(What to produce): Can you write out all the lines word for word, with no pictures?

------------

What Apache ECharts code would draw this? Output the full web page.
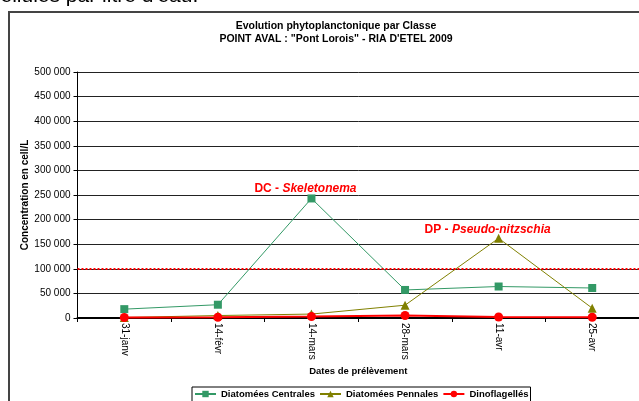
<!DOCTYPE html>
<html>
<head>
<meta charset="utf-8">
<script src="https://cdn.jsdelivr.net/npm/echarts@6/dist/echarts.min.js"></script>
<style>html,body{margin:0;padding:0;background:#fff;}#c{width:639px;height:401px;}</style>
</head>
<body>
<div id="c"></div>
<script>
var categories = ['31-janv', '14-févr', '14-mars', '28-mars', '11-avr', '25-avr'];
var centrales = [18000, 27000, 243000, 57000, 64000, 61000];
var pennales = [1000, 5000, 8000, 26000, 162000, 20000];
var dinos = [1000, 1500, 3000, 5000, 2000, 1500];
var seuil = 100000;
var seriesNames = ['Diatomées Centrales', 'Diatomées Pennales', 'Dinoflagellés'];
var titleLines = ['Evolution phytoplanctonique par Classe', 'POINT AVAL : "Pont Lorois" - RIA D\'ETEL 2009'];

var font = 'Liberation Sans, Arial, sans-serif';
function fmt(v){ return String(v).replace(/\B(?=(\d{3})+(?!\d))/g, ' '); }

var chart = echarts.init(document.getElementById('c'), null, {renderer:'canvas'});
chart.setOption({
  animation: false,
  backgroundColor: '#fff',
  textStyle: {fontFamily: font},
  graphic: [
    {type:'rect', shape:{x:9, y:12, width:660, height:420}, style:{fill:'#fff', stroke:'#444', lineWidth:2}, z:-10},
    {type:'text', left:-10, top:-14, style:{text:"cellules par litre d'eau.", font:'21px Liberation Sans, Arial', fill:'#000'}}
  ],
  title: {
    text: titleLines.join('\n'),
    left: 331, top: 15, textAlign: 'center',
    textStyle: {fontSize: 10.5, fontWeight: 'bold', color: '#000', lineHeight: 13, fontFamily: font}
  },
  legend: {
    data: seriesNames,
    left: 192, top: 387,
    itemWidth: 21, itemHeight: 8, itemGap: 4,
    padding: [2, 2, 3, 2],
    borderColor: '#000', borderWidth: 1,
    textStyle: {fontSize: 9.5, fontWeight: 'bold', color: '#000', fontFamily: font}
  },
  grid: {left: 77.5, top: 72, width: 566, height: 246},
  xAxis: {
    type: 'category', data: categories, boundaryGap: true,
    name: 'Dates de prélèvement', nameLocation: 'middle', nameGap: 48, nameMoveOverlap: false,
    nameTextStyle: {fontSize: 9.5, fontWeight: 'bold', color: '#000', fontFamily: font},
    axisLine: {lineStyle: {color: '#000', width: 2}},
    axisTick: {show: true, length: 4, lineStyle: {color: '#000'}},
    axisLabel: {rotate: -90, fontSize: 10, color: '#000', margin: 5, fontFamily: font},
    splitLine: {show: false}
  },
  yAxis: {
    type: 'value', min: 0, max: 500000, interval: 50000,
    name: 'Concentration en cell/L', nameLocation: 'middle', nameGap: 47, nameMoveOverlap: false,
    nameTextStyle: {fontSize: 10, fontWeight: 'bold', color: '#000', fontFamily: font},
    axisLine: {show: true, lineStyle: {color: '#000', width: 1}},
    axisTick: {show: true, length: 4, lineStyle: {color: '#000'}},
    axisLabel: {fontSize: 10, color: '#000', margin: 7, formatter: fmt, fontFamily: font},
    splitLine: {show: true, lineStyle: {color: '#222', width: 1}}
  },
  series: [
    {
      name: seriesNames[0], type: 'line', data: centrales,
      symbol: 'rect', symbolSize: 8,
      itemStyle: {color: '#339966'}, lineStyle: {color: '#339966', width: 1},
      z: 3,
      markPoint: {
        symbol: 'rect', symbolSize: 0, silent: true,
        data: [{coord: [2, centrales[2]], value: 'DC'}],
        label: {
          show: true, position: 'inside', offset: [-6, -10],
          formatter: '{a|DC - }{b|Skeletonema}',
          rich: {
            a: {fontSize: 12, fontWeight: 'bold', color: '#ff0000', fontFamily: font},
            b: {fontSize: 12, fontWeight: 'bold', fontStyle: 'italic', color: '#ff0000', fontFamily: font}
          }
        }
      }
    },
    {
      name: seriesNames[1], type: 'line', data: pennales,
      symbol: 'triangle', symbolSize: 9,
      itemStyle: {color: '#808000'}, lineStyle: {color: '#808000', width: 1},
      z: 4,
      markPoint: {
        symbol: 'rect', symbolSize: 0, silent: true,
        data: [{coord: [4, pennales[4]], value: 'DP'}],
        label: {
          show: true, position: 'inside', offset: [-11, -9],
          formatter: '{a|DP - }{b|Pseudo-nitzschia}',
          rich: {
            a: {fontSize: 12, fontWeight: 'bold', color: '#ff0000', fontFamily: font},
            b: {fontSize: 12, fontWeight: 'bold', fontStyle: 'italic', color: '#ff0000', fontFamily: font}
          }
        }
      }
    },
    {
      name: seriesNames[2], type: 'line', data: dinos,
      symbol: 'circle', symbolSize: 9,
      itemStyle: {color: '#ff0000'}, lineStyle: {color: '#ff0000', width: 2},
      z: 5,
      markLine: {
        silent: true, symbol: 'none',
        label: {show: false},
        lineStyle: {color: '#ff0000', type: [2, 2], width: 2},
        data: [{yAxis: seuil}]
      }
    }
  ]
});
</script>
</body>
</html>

------------

(Written reply):
What Apache ECharts code would draw this? Output the full web page.
<!DOCTYPE html>
<html>
<head>
<meta charset="utf-8">
<script src="https://cdn.jsdelivr.net/npm/echarts@6/dist/echarts.min.js"></script>
<style>html,body{margin:0;padding:0;background:#fff;}#c{width:639px;height:401px;}</style>
</head>
<body>
<div id="c"></div>
<script>
var categories = ['31-janv', '14-févr', '14-mars', '28-mars', '11-avr', '25-avr'];
var centrales = [18000, 27000, 243000, 57000, 64000, 61000];
var pennales = [1000, 5000, 8000, 26000, 162000, 20000];
var dinos = [1000, 1500, 3000, 5000, 2000, 1500];
var seuil = 100000;
var seriesNames = ['Diatomées Centrales', 'Diatomées Pennales', 'Dinoflagellés'];
var titleLines = ['Evolution phytoplanctonique par Classe', 'POINT AVAL : "Pont Lorois" - RIA D\'ETEL 2009'];

var font = 'Liberation Sans, Arial, sans-serif';
function fmt(v){ return String(v).replace(/\B(?=(\d{3})+(?!\d))/g, ' '); }

var chart = echarts.init(document.getElementById('c'), null, {renderer:'canvas'});
chart.setOption({
  animation: false,
  backgroundColor: '#fff',
  textStyle: {fontFamily: font},
  graphic: [
    {type:'rect', shape:{x:9, y:12, width:660, height:420}, style:{fill:'#fff', stroke:'#444', lineWidth:2}, z:-10},
    {type:'text', left:-10, top:-14, style:{text:"cellules par litre d'eau.", font:'21px Liberation Sans, Arial', fill:'#000'}}
  ],
  title: {
    text: titleLines.join('\n'),
    left: 331, top: 15, textAlign: 'center',
    textStyle: {fontSize: 10.5, fontWeight: 'bold', color: '#000', lineHeight: 13, fontFamily: font}
  },
  legend: {
    data: seriesNames,
    left: 192, top: 387,
    itemWidth: 21, itemHeight: 8, itemGap: 4,
    padding: [2, 2, 3, 2],
    borderColor: '#000', borderWidth: 1,
    textStyle: {fontSize: 9.5, fontWeight: 'bold', color: '#000', fontFamily: font}
  },
  grid: {left: 77.5, top: 72, width: 566, height: 246},
  xAxis: {
    type: 'category', data: categories, boundaryGap: true,
    name: 'Dates de prélèvement', nameLocation: 'middle', nameGap: 48, nameMoveOverlap: false,
    nameTextStyle: {fontSize: 9.5, fontWeight: 'bold', color: '#000', fontFamily: font},
    axisLine: {lineStyle: {color: '#000', width: 2}},
    axisTick: {show: true, length: 4, lineStyle: {color: '#000'}},
    axisLabel: {rotate: -90, fontSize: 10, color: '#000', margin: 5, fontFamily: font},
    splitLine: {show: false}
  },
  yAxis: {
    type: 'value', min: 0, max: 500000, interval: 50000,
    name: 'Concentration en cell/L', nameLocation: 'middle', nameGap: 47, nameMoveOverlap: false,
    nameTextStyle: {fontSize: 10, fontWeight: 'bold', color: '#000', fontFamily: font},
    axisLine: {show: true, lineStyle: {color: '#000', width: 1}},
    axisTick: {show: true, length: 4, lineStyle: {color: '#000'}},
    axisLabel: {fontSize: 10, color: '#000', margin: 7, formatter: fmt, fontFamily: font},
    splitLine: {show: true, lineStyle: {color: '#222', width: 1}}
  },
  series: [
    {
      name: seriesNames[0], type: 'line', data: centrales,
      symbol: 'rect', symbolSize: 8,
      itemStyle: {color: '#339966'}, lineStyle: {color: '#339966', width: 1},
      z: 3,
      markPoint: {
        symbol: 'rect', symbolSize: 0, silent: true,
        data: [{coord: [2, centrales[2]], value: 'DC'}],
        label: {
          show: true, position: 'inside', offset: [-6, -10],
          formatter: '{a|DC - }{b|Skeletonema}',
          rich: {
            a: {fontSize: 12, fontWeight: 'bold', color: '#ff0000', fontFamily: font},
            b: {fontSize: 12, fontWeight: 'bold', fontStyle: 'italic', color: '#ff0000', fontFamily: font}
          }
        }
      }
    },
    {
      name: seriesNames[1], type: 'line', data: pennales,
      symbol: 'triangle', symbolSize: 9,
      itemStyle: {color: '#808000'}, lineStyle: {color: '#808000', width: 1},
      z: 4,
      markPoint: {
        symbol: 'rect', symbolSize: 0, silent: true,
        data: [{coord: [4, pennales[4]], value: 'DP'}],
        label: {
          show: true, position: 'inside', offset: [-11, -9],
          formatter: '{a|DP - }{b|Pseudo-nitzschia}',
          rich: {
            a: {fontSize: 12, fontWeight: 'bold', color: '#ff0000', fontFamily: font},
            b: {fontSize: 12, fontWeight: 'bold', fontStyle: 'italic', color: '#ff0000', fontFamily: font}
          }
        }
      }
    },
    {
      name: seriesNames[2], type: 'line', data: dinos,
      symbol: 'circle', symbolSize: 9,
      itemStyle: {color: '#ff0000'}, lineStyle: {color: '#ff0000', width: 2},
      z: 5,
      markLine: {
        silent: true, symbol: 'none',
        label: {show: false},
        lineStyle: {color: '#ff0000', type: [2, 2], width: 2},
        data: [{yAxis: seuil}]
      }
    }
  ]
});
</script>
</body>
</html>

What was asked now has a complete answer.